Startling look at crime in the city
Crimechurch By Michael Botur Published by Rangitawa Publishing, 2020 Paperback Reviewed by Paul Brooks
Two things alert the reader to the fact that this is a book worth reading. First: it’s by Michael Botur. Second: the foreword is by Alan Duff. Not only that, Alan endorses Michael Botur as an author. He has not endorsed an author in 29 years.
The foreword takes the form of an interview in which Michael puts the questions to Alan. The questions are blunt: the answers are forthright. Don’t skip it. There are insights here which put the book in perspective.
Crimechurch — yes, it’s about the criminal side of Christchurch — is a novel about a place and a time from the viewpoint of six people, and they’re not nice. Five of them are immersed in a subculture of drugs, violence and a skewed outlook. The other is the mother of one of these people and she handles her son’s behaviour with excuses and blindness.
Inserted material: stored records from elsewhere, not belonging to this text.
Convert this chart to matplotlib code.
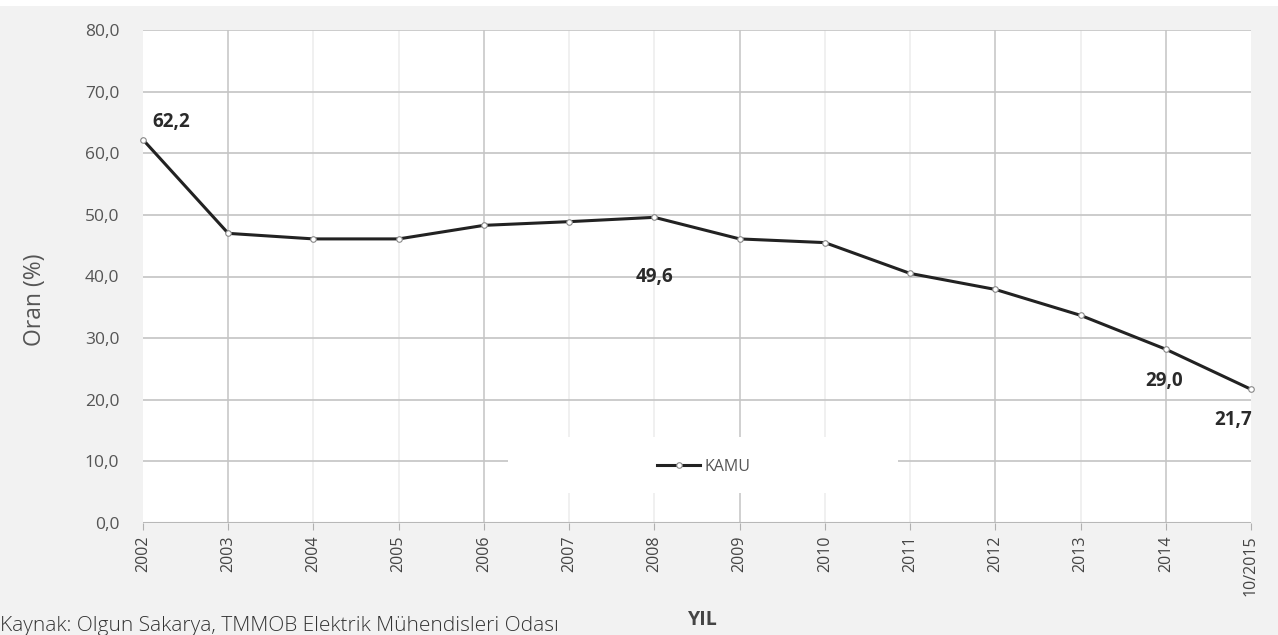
import matplotlib.pyplot as plt
from matplotlib.patches import Rectangle
import numpy as np

years = ['2002', '2003', '2004', '2005', '2006', '2007', '2008',
         '2009', '2010', '2011', '2012', '2013', '2014', '10/2015']
kamu = [62.2, 47.0, 46.1, 46.1, 48.3, 48.9, 49.6,
        46.1, 45.5, 40.5, 37.9, 33.7, 28.2, 21.7]
# labelled points: (index, text)
point_labels = [(0, '62,2'), (6, '49,6'), (12, '29,0'), (13, '21,7')]
yticks = [0, 10, 20, 30, 40, 50, 60, 70, 80]

plt.rcParams['font.family'] = ['Open Sans', 'DejaVu Sans']

W, H = 1278, 635
fig = plt.figure(figsize=(W / 100, H / 100), dpi=100, facecolor='#f2f2f2')
ax = fig.add_axes([143 / W, 1 - 523 / H, (1251 - 143) / W, (523 - 30) / H])
ax.set_facecolor('white')
# thin white border at the top of the picture
fig.patches.append(Rectangle((0, 1 - 6 / H), 1, 6 / H, transform=fig.transFigure,
                             facecolor='white', edgecolor='none'))

x = np.arange(len(years))
ax.plot(x, kamu, color='#222222', lw=2.2, marker='o', markersize=4,
        markerfacecolor='white', markeredgecolor='#888888', markeredgewidth=0.8,
        label='KAMU', zorder=4, clip_on=False)

ax.set_xlim(0, len(years) - 1)
ax.set_ylim(0, 80)
ax.set_yticks(yticks)
ax.set_yticklabels(['%d,0' % v for v in yticks], fontsize=12.5, color='#555555')
ax.set_xticks(x)
ax.set_xticklabels(years, rotation=90, fontsize=11.5, color='#444444')

for s in ax.spines.values():
    s.set_visible(False)
ax.axhline(0, color='#b8b8b8', lw=1.5, zorder=2)
ax.grid(axis='y', color='#c4c4c4', lw=1.2)
# vertical grid is faint; some lines show stronger in the picture
strong = [1, 4, 7, 10, 12]
for i in x[1:-1]:
    ax.axvline(i, color='#c8c8c8' if int(i) in strong else '#eeeeee', lw=1.2, zorder=1)
ax.tick_params(axis='y', length=0, pad=17)
ax.tick_params(axis='x', length=5, color='#b0b0b0', pad=4)

offsets = {0: (7, 13, 'left', 'center'), 6: (0, -43, 'center', 'center'),
           12: (-1, -23, 'center', 'center'), 13: (1, -22, 'right', 'center')}
for i, txt in point_labels:
    dx, dy, ha, va = offsets[i]
    ax.annotate(txt, (x[i], kamu[i]), xytext=(dx, dy), textcoords='offset points',
                ha=ha, va=va, fontsize=13.5, fontweight='bold', color='#2a2a2a')

# white box behind the legend
ax.add_patch(Rectangle(((508 - 143) / 1108, (523 - 493) / 493), 390 / 1108, 56 / 493,
                       transform=ax.transAxes, facecolor='white', edgecolor='none',
                       zorder=3))
leg = ax.legend(loc='center', bbox_to_anchor=((704 - 143) / 1108, (523 - 467) / 493),
                frameon=False, fontsize=11.5, handlelength=2.7, handletextpad=0.3)
leg.set_zorder(5)
for t in leg.get_texts():
    t.set_color('#555555')

fig.text(35 / W, 1 - 300 / H, 'Oran (%)', fontsize=16.5, color='#555555',
         rotation=90, ha='center', va='center')
fig.text(703 / W, 1 - 620 / H, 'YIL', fontsize=14, fontweight='bold',
         color='#444444', ha='center', va='center')
fig.text(0.0, 1 - 626 / H, 'Kaynak: Olgun Sakarya, TMMOB Elektrik Mühendisleri Odası',
         fontsize=15, fontweight='light', color='#333333', ha='left', va='center')

fig.savefig('out.png', dpi=100, facecolor=fig.get_facecolor())
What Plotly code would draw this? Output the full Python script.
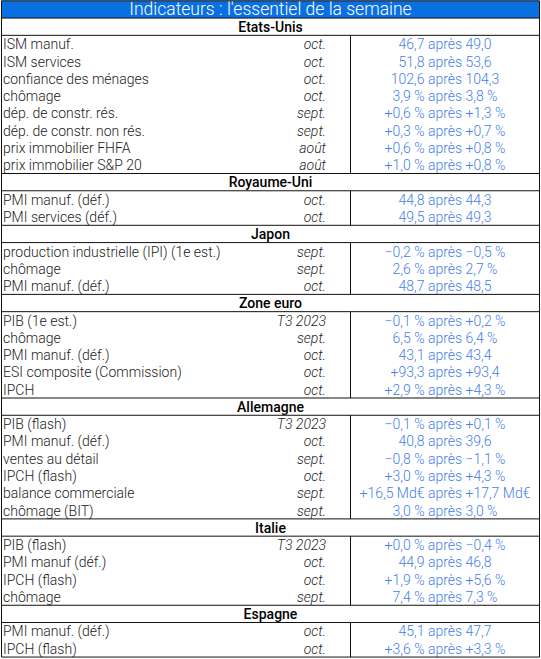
import plotly.graph_objects as go

title = "Indicateurs : l'essentiel de la semaine"

sections = ["Etats-Unis", "Royaume-Uni", "Japon", "Zone euro", "Allemagne", "Italie", "Espagne"]

us_labels = ["ISM manuf.", "ISM services", "confiance des ménages", "chômage",
             "dép. de constr. rés.", "dép. de constr. non rés.", "prix immobilier FHFA",
             "prix immobilier S&P 20"]
us_periods = ["oct.", "oct.", "oct.", "oct.", "sept.", "sept.", "août", "août"]
us_values = ["46,7 après 49,0", "51,8 après 53,6", "102,6 après 104,3", "3,9 % après 3,8 %",
             "+0,6 % après +1,3 %", "+0,3 % après +0,7 %", "+0,6 % après +0,8 %",
             "+1,0 % après +0,8 %"]

uk_labels = ["PMI manuf. (déf.)", "PMI services (déf.)"]
uk_periods = ["oct.", "oct."]
uk_values = ["44,8 après 44,3", "49,5 après 49,3"]

jp_labels = ["production industrielle (IPI) (1e est.)", "chômage", "PMI manuf. (déf.)"]
jp_periods = ["sept.", "sept.", "oct."]
jp_values = ["−0,2 % après −0,5 %", "2,6 % après 2,7 %", "48,7 après 48,5"]

ez_labels = ["PIB (1e est.)", "chômage", "PMI manuf. (déf.)", "ESI composite (Commission)", "IPCH"]
ez_periods = ["T3 2023", "sept.", "oct.", "oct.", "oct."]
ez_values = ["−0,1 % après +0,2 %", "6,5 % après 6,4 %", "43,1 après 43,4",
             "+93,3 après +93,4", "+2,9 % après +4,3 %"]

de_labels = ["PIB (flash)", "PMI manuf. (déf.)", "ventes au détail", "IPCH (flash)",
             "balance commerciale", "chômage (BIT)"]
de_periods = ["T3 2023", "oct.", "sept.", "oct.", "sept.", "sept."]
de_values = ["−0,1 % après +0,1 %", "40,8 après 39,6", "−0,8 % après −1,1 %",
             "+3,0 % après +4,3 %", "+16,5 Md€ après +17,7 Md€", "3,0 % après 3,0 %"]

it_labels = ["PIB (flash)", "PMI manuf (déf.)", "IPCH (flash)", "chômage"]
it_periods = ["T3 2023", "oct.", "oct.", "sept."]
it_values = ["+0,0 % après −0,4 %", "44,9 après 46,8", "+1,9 % après +5,6 %", "7,4 % après 7,3 %"]

es_labels = ["PMI manuf. (déf.)", "IPCH (flash)"]
es_periods = ["oct.", "oct."]
es_values = ["45,1 après 47,7", "+3,6 % après +3,3 %"]

groups = [
    (us_labels, us_periods, us_values),
    (uk_labels, uk_periods, uk_values),
    (jp_labels, jp_periods, jp_values),
    (ez_labels, ez_periods, ez_values),
    (de_labels, de_periods, de_values),
    (it_labels, it_periods, it_values),
    (es_labels, es_periods, es_values),
]

# geometry (pixel space)
W, H = 541, 659
TOP = 0.8
ROW_H = 17.27
TXT_DY = 1.8
X_LEFT, X_RIGHT, X_SEP = 1.5, 539.5, 350.5
X_LABEL, X_PERIOD = 3, 326
X_VALUE = (X_SEP + X_RIGHT) / 2

BLUE = "#0a6fe0"
VAL_COLOR = "#4580ea"
TXT_COLOR = "#1c1c1c"
LINE = "#111111"

shapes = []
shapes.append(dict(type="rect", x0=X_LEFT, x1=X_RIGHT, y0=TOP, y1=TOP + ROW_H,
                   fillcolor=BLUE, line=dict(width=0), layer="below"))
title_y = TOP + ROW_H / 2 + 1.2
row = 1

hdr_x, hdr_y, hdr_t = [], [], []
lab_x, lab_y, lab_t = [], [], []
per_x, per_y, per_t = [], [], []
val_x, val_y, val_t = [], [], []

hlines = [TOP, TOP + ROW_H]
for sec, (labs, pers, vals) in zip(sections, groups):
    y0 = TOP + row * ROW_H
    hdr_x.append((X_LEFT + X_RIGHT) / 2)
    hdr_y.append(y0 + ROW_H / 2 + TXT_DY)
    hdr_t.append(sec)
    row += 1
    y_data0 = TOP + row * ROW_H
    hlines.append(y_data0)
    for lab, per, val in zip(labs, pers, vals):
        yc = TOP + row * ROW_H + ROW_H / 2 + TXT_DY
        lab_x.append(X_LABEL); lab_y.append(yc); lab_t.append(lab)
        per_x.append(X_PERIOD); per_y.append(yc); per_t.append(per)
        val_x.append(X_VALUE); val_y.append(yc); val_t.append(val)
        row += 1
    y_data1 = TOP + row * ROW_H
    hlines.append(y_data1)
    shapes.append(dict(type="line", x0=X_SEP, x1=X_SEP, y0=y_data0, y1=y_data1,
                       line=dict(color=LINE, width=1)))

for yl in sorted(set(round(v, 3) for v in hlines)):
    shapes.append(dict(type="line", x0=X_LEFT, x1=X_RIGHT, y0=yl, y1=yl,
                       line=dict(color=LINE, width=1)))
bottom = TOP + row * ROW_H
shapes.append(dict(type="line", x0=X_LEFT, x1=X_LEFT, y0=TOP, y1=bottom, line=dict(color=LINE, width=1)))
shapes.append(dict(type="line", x0=X_RIGHT, x1=X_RIGHT, y0=TOP, y1=bottom, line=dict(color=LINE, width=1)))

fig = go.Figure()
fig.add_trace(go.Scatter(x=[(X_LEFT + X_RIGHT) / 2], y=[title_y], text=[title], mode="text",
                         textposition="middle center", cliponaxis=False,
                         textfont=dict(family="Roboto", size=17.5, color="white", weight=300),
                         hoverinfo="skip"))
fig.add_trace(go.Scatter(x=hdr_x, y=hdr_y, text=hdr_t, mode="text", textposition="middle center",
                         cliponaxis=False,
                         textfont=dict(family="Roboto", size=14, color="#000000", weight=500),
                         hoverinfo="skip"))
fig.add_trace(go.Scatter(x=lab_x, y=lab_y, text=lab_t, mode="text", textposition="middle right",
                         cliponaxis=False,
                         textfont=dict(family="Roboto", size=14, color=TXT_COLOR, weight=300),
                         hoverinfo="skip"))
fig.add_trace(go.Scatter(x=per_x, y=per_y, text=per_t, mode="text", textposition="middle left",
                         cliponaxis=False,
                         textfont=dict(family="Roboto", size=14, color=TXT_COLOR, weight=300,
                                       style="italic"),
                         hoverinfo="skip"))
fig.add_trace(go.Scatter(x=val_x, y=val_y, text=val_t, mode="text", textposition="middle center",
                         cliponaxis=False,
                         textfont=dict(family="Roboto", size=14, color=VAL_COLOR, weight=300),
                         hoverinfo="skip"))

fig.update_layout(
    width=W, height=H, margin=dict(l=0, r=0, t=0, b=0),
    paper_bgcolor="white", plot_bgcolor="white", showlegend=False,
    xaxis=dict(range=[0, W], visible=False, fixedrange=True),
    yaxis=dict(range=[H, 0], visible=False, fixedrange=True),
    shapes=shapes,
)
fig.write_html("out.html", config={"displayModeBar": False},
               post_script="document.body.style.margin='0';document.body.style.overflow='hidden';")
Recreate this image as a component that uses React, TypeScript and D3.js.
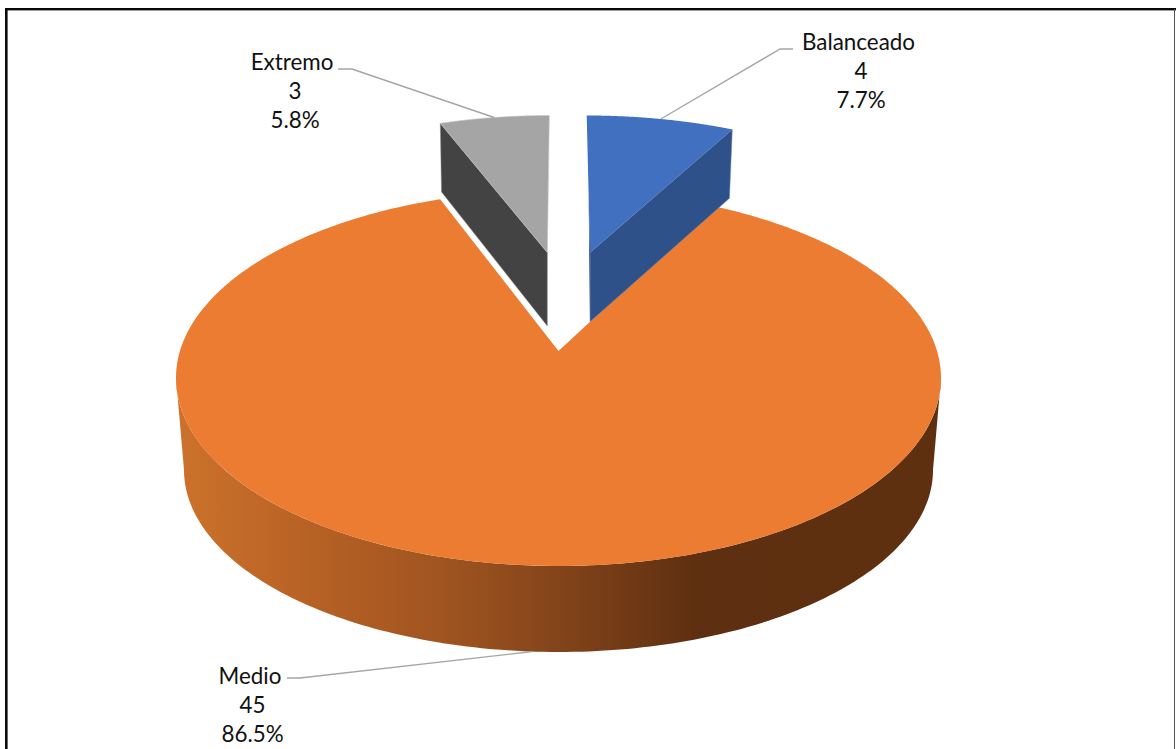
import React from "react";
import * as d3 from "d3";

const categories = ["Balanceado", "Medio", "Extremo"];
const counts = [4, 45, 3];
const percentLabels = ["7.7%", "86.5%", "5.8%"];

const topColors = ["#4270c0", "#eb7c31", "#a5a5a5"];
const sideColors = ["#2f5189", "", "#434343"];
const wallStops: [number, string][] = [
  [0, "#cc722b"], [0.2, "#b45f24"], [0.35, "#a05420"], [0.5, "#83441a"], [0.68, "#5e2f10"], [1, "#5f3010"],
];

const W = 1176, H = 749;
const TILT = 0.1436; // how far the apex sits above the ellipse centre, in radii

type Face = { cx: number; cy: number; rx: number; ry: number; lean: number };

// Perspective mapping of a point on the pie disc (radius r, angle a clockwise from 12 o'clock)
function project(f: Face, a: number, r = 1): [number, number] {
  const px = r * Math.sin(a), py = r * Math.cos(a);
  const d = 1 + TILT * py;
  const ux = (px * Math.sqrt(1 - TILT * TILT)) / d;
  const uy = (py + TILT) / d;
  return [f.cx + f.rx * ux + f.lean * (1 - uy), f.cy - f.ry * uy];
}

function arcPoints(f: Face, a0: number, a1: number, n = 160): [number, number][] {
  return d3.range(n + 1).map((i) => project(f, a0 + ((a1 - a0) * i) / n));
}

const poly = d3.line<[number, number]>();

const centreTop: Face = { cx: 558.5, cy: 378, rx: 382.5, ry: 188, lean: 0 };
const centreBottom: Face = { cx: 558.5, cy: 470, rx: 374.5, ry: 182, lean: 0 };
const blueTop: Face = { cx: 586.7, cy: 275.5, rx: 356, ry: 160, lean: 3.9 };
const blueBottom: Face = { cx: 586.7, cy: 344.7, rx: 349, ry: 160.4, lean: 3.9 };
const greyTop: Face = { cx: 549.3, cy: 275.5, rx: 352, ry: 160, lean: -2.3 };
const greyBottom: Face = { cx: 549.3, cy: 349.8, rx: 348, ry: 166, lean: -2.3 };

const labelBlocks = [
  { x: 861, nameX: 858.5, y: 50, line: [[793, 49], [780, 49]] as [number, number][] },
  { x: 252.6, nameX: 250, y: 683.5, line: [[287, 678], [300, 678]] as [number, number][] },
  { x: 295, nameX: 292, y: 70, line: [[338, 69], [352, 69]] as [number, number][] },
];

export default function App() {
  const slices = d3.pie<number>().sort(null).value((d) => d).startAngle(0).endAngle(2 * Math.PI)(counts);
  const [blue, orange, grey] = slices;

  const wallStart = Math.acos(-TILT);
  const wallEnd = 2 * Math.PI - wallStart;
  const wall = [...arcPoints(centreTop, wallStart, wallEnd), ...arcPoints(centreBottom, wallStart, wallEnd).reverse()];
  const orangeTop = [project(centreTop, 0, 0), ...arcPoints(centreTop, orange.startAngle, orange.endAngle, 400)];

  const blueFace = [project(blueTop, 0, 0), ...arcPoints(blueTop, blue.startAngle, blue.endAngle)];
  const blueCut = [
    project(blueTop, 0, 0), project(blueTop, blue.endAngle),
    project(blueBottom, blue.endAngle), project(blueBottom, 0, 0),
  ];
  const blueInner = [project(blueTop, 0), project(blueTop, 0, 0), project(blueBottom, 0, 0), project(blueTop, 0, 0.4)];
  const greyFace = [project(greyTop, 0, 0), ...arcPoints(greyTop, grey.startAngle, grey.endAngle)];
  const greyCut = [
    project(greyTop, 0, 0), project(greyTop, grey.startAngle),
    project(greyBottom, grey.startAngle), project(greyBottom, 0, 0),
  ];

  const mid = (s: d3.PieArcDatum<number>) => (s.startAngle + s.endAngle) / 2;
  const anchors: [number, number][] = [
    project(blueTop, mid(blue)),
    project(centreBottom, mid(orange)),
    project(greyTop, mid(grey)),
  ];

  return (
    <svg width={W} height={H} viewBox={`0 0 ${W} ${H}`} style={{ position: "absolute", left: 0, top: 0, display: "block", background: "#fff" }}>
      <defs>
        <linearGradient id="wallGrad" gradientUnits="userSpaceOnUse" x1={176} x2={941} y1={0} y2={0}>
          {wallStops.map(([o, c]) => <stop key={o} offset={o} stopColor={c} />)}
        </linearGradient>
      </defs>

      <rect x={5} y={8} width={W - 5} height={2.4} fill="#0a0a0a" />
      <rect x={5} y={8} width={2.6} height={H - 8} fill="#0a0a0a" />
      <rect x={1174} y={9} width={1} height={H - 9} fill="#555" />

      <path d={poly(wall)! + "Z"} fill="url(#wallGrad)" />
      <path d={poly(orangeTop)! + "Z"} fill={topColors[1]} />

      <path d={poly(greyCut)! + "Z"} fill={sideColors[2]} stroke="#8a8a8a" strokeWidth={0.5} />
      <path d={poly(greyFace)! + "Z"} fill={topColors[2]} stroke="#c4c4c4" strokeWidth={0.6} />

      <path d={poly(blueCut)! + "Z"} fill={sideColors[0]} stroke="#6f86ad" strokeWidth={0.5} />
      <path d={poly(blueInner)! + "Z"} fill="#1f3a68" />
      <path d={poly(blueFace)! + "Z"} fill={topColors[0]} />

      {categories.map((c, i) => {
        const b = labelBlocks[i];
        const pts = [...b.line, anchors[i]];
        return (
          <g key={c}>
            <path d={poly(pts)!} fill="none" stroke="#a5a5a5" strokeWidth={1.4} />
            <g fontFamily="Lato, Carlito, sans-serif" fontSize={22.4} fill="#111" textAnchor="middle">
              <text x={b.nameX} y={b.y}>{c}</text>
              <text x={b.x} y={b.y + 29}>{counts[i]}</text>
              <text x={b.x} y={b.y + 58}>{percentLabels[i]}</text>
            </g>
          </g>
        );
      })}
    </svg>
  );
}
They don’t all come from similar backgrounds but the lives they lead follow a trajectory of sameness. Their reasons for doing what they do depend on where they’ve been, and to some it’s not natural, but it’s cool .. or something to brag or feel superior about.
Their stories are different but the author has managed to get under their skin and tell these tales from the inside.
It can be brutal, nasty, with moments of humour and some clever use of language.
I read this book in one sitting, not daring to interrupt the flow or decrease the story’s speed by lifting my eyes from the page.
No matter where you come from, or where you’re planning to end up, this book will have you thinking thoughts you never thought possible, and finding empathy with characters you’ll probably never want to meet. They choose to be bad because it feels powerful.
Being able to hurt someone is a seriously hot power trip if you hang out with the right crowd.
For some, there might not even be thought or intention behind it. Living in the minute is like that, and this is not a Zen thing.
There are some things and people in this book you may not understand, but it’s possibly better that way.